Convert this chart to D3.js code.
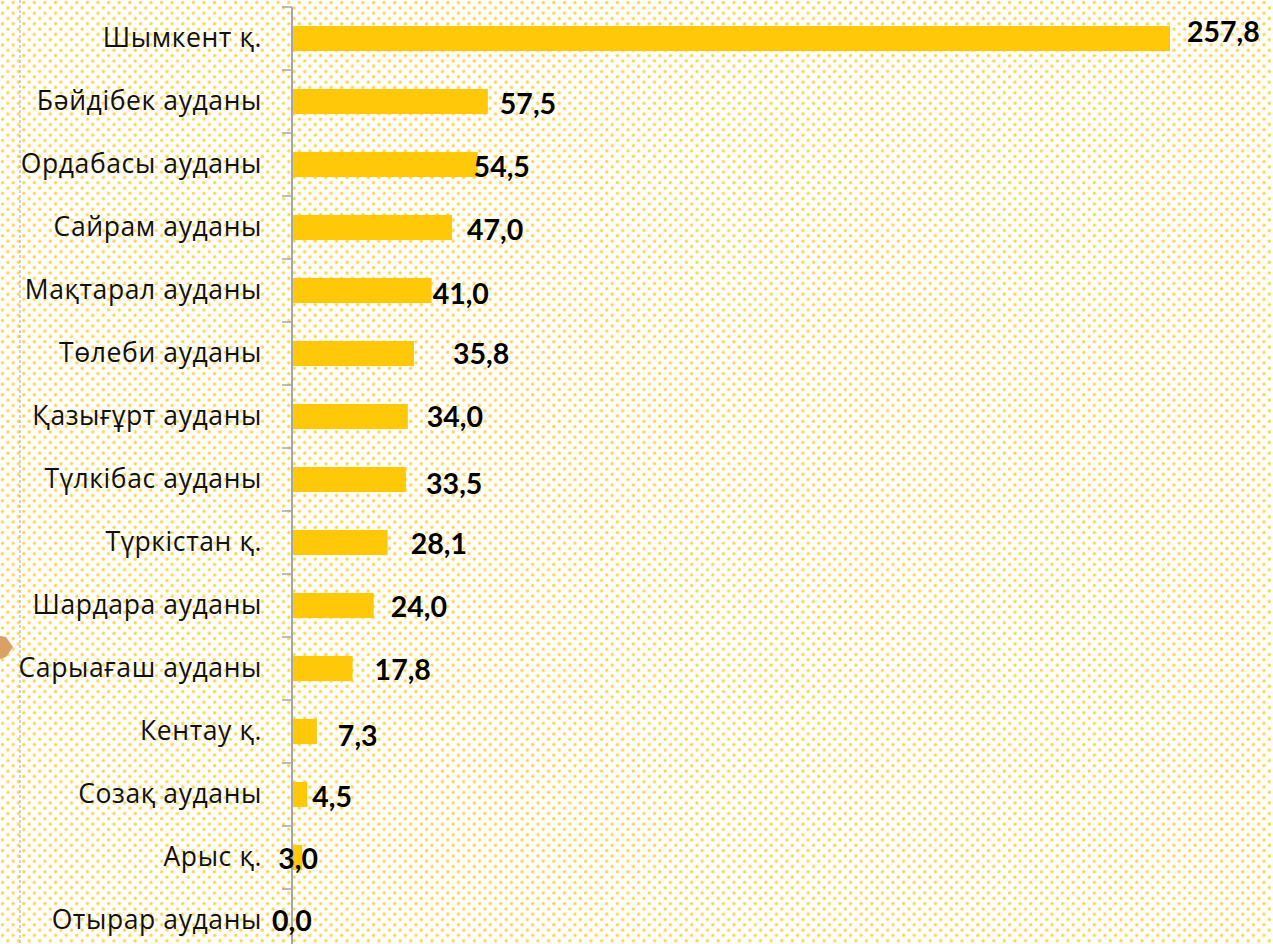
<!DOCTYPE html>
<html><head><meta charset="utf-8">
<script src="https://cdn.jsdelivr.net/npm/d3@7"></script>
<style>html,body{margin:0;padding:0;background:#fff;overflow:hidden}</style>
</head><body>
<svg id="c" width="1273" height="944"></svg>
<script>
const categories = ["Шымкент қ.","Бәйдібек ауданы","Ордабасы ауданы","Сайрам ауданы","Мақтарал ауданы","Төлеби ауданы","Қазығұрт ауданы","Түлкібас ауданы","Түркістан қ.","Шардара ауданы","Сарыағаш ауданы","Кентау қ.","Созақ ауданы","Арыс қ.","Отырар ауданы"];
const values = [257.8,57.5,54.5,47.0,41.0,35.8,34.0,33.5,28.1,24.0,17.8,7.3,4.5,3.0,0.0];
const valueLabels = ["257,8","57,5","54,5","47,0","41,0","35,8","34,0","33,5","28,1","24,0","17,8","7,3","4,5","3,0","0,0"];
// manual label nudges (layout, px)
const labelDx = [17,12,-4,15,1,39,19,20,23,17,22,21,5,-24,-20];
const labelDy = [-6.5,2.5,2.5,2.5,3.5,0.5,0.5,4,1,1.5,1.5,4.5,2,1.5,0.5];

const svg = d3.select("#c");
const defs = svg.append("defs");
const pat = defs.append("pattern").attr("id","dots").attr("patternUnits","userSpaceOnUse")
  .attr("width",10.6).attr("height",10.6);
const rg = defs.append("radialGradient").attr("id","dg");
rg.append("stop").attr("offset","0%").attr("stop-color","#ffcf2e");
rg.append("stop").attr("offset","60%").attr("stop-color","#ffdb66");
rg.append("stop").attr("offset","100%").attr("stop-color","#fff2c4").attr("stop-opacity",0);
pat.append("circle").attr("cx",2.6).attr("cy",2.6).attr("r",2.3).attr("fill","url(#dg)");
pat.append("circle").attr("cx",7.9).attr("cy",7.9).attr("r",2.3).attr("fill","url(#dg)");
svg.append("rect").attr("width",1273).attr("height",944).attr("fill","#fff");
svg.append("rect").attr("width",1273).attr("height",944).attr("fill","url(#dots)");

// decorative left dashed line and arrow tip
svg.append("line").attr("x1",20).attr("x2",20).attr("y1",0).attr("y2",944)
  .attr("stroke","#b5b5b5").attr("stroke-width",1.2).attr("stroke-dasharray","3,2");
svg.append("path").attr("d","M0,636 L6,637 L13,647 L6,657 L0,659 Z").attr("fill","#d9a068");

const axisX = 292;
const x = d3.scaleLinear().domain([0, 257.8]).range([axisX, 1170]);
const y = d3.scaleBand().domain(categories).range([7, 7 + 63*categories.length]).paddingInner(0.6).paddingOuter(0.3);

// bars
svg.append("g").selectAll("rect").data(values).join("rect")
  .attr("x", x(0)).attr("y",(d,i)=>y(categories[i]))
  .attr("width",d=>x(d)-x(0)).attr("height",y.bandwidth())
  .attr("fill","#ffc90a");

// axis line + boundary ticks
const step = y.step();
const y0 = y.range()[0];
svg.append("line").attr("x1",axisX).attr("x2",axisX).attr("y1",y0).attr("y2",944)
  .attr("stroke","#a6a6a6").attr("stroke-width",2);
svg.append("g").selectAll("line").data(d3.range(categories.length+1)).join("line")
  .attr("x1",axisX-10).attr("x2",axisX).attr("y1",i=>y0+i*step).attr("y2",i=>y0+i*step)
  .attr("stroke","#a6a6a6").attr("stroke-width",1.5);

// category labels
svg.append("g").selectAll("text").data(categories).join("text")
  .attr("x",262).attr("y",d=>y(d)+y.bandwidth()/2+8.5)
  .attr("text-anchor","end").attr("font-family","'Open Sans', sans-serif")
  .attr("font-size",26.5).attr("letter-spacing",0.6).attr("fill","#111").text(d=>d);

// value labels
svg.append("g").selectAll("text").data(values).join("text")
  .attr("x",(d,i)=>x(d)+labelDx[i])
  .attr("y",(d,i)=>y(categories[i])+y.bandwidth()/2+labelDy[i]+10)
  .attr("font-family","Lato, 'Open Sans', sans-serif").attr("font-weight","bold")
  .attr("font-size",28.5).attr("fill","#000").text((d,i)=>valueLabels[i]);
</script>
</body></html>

* * *

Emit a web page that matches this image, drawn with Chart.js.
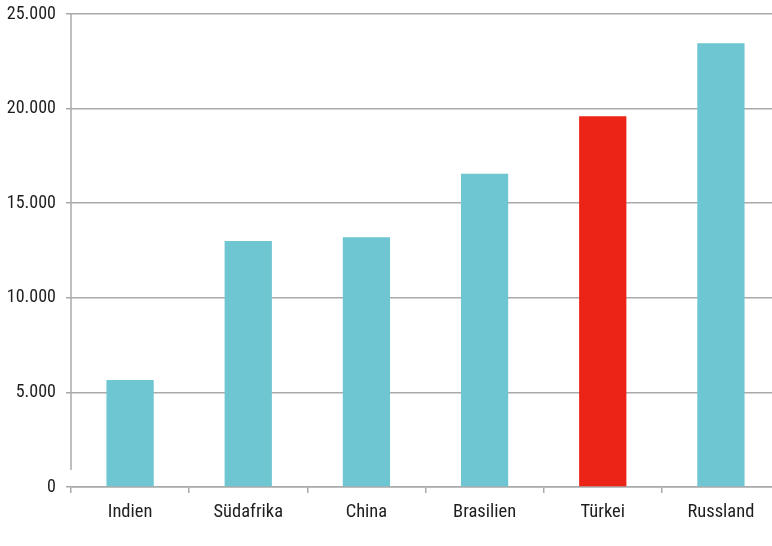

▶ **EXERCISE OBJECTIVE**:
Extract from the material above the stretch running from the line containing "Convert this chart to D3.js code." through the line containing "const y = d3.scaleBand().domain(categories).range([7, 7". Keep the text exact and the pictures out.

▶ **SOLUTION**:
Convert this chart to D3.js code.
<!DOCTYPE html>
<html><head><meta charset="utf-8">
<script src="https://cdn.jsdelivr.net/npm/d3@7"></script>
<style>html,body{margin:0;padding:0;background:#fff;overflow:hidden}</style>
</head><body>
<svg id="c" width="1273" height="944"></svg>
<script>
const categories = ["Шымкент қ.","Бәйдібек ауданы","Ордабасы ауданы","Сайрам ауданы","Мақтарал ауданы","Төлеби ауданы","Қазығұрт ауданы","Түлкібас ауданы","Түркістан қ.","Шардара ауданы","Сарыағаш ауданы","Кентау қ.","Созақ ауданы","Арыс қ.","Отырар ауданы"];
const values = [257.8,57.5,54.5,47.0,41.0,35.8,34.0,33.5,28.1,24.0,17.8,7.3,4.5,3.0,0.0];
const valueLabels = ["257,8","57,5","54,5","47,0","41,0","35,8","34,0","33,5","28,1","24,0","17,8","7,3","4,5","3,0","0,0"];
// manual label nudges (layout, px)
const labelDx = [17,12,-4,15,1,39,19,20,23,17,22,21,5,-24,-20];
const labelDy = [-6.5,2.5,2.5,2.5,3.5,0.5,0.5,4,1,1.5,1.5,4.5,2,1.5,0.5];

const svg = d3.select("#c");
const defs = svg.append("defs");
const pat = defs.append("pattern").attr("id","dots").attr("patternUnits","userSpaceOnUse")
  .attr("width",10.6).attr("height",10.6);
const rg = defs.append("radialGradient").attr("id","dg");
rg.append("stop").attr("offset","0%").attr("stop-color","#ffcf2e");
rg.append("stop").attr("offset","60%").attr("stop-color","#ffdb66");
rg.append("stop").attr("offset","100%").attr("stop-color","#fff2c4").attr("stop-opacity",0);
pat.append("circle").attr("cx",2.6).attr("cy",2.6).attr("r",2.3).attr("fill","url(#dg)");
pat.append("circle").attr("cx",7.9).attr("cy",7.9).attr("r",2.3).attr("fill","url(#dg)");
svg.append("rect").attr("width",1273).attr("height",944).attr("fill","#fff");
svg.append("rect").attr("width",1273).attr("height",944).attr("fill","url(#dots)");

// decorative left dashed line and arrow tip
svg.append("line").attr("x1",20).attr("x2",20).attr("y1",0).attr("y2",944)
  .attr("stroke","#b5b5b5").attr("stroke-width",1.2).attr("stroke-dasharray","3,2");
svg.append("path").attr("d","M0,636 L6,637 L13,647 L6,657 L0,659 Z").attr("fill","#d9a068");

const axisX = 292;
const x = d3.scaleLinear().domain([0, 257.8]).range([axisX, 1170]);
const y = d3.scaleBand().domain(categories).range([7, 7 + 63*categories.length]).paddingInner(0.6).paddingOuter(0.3);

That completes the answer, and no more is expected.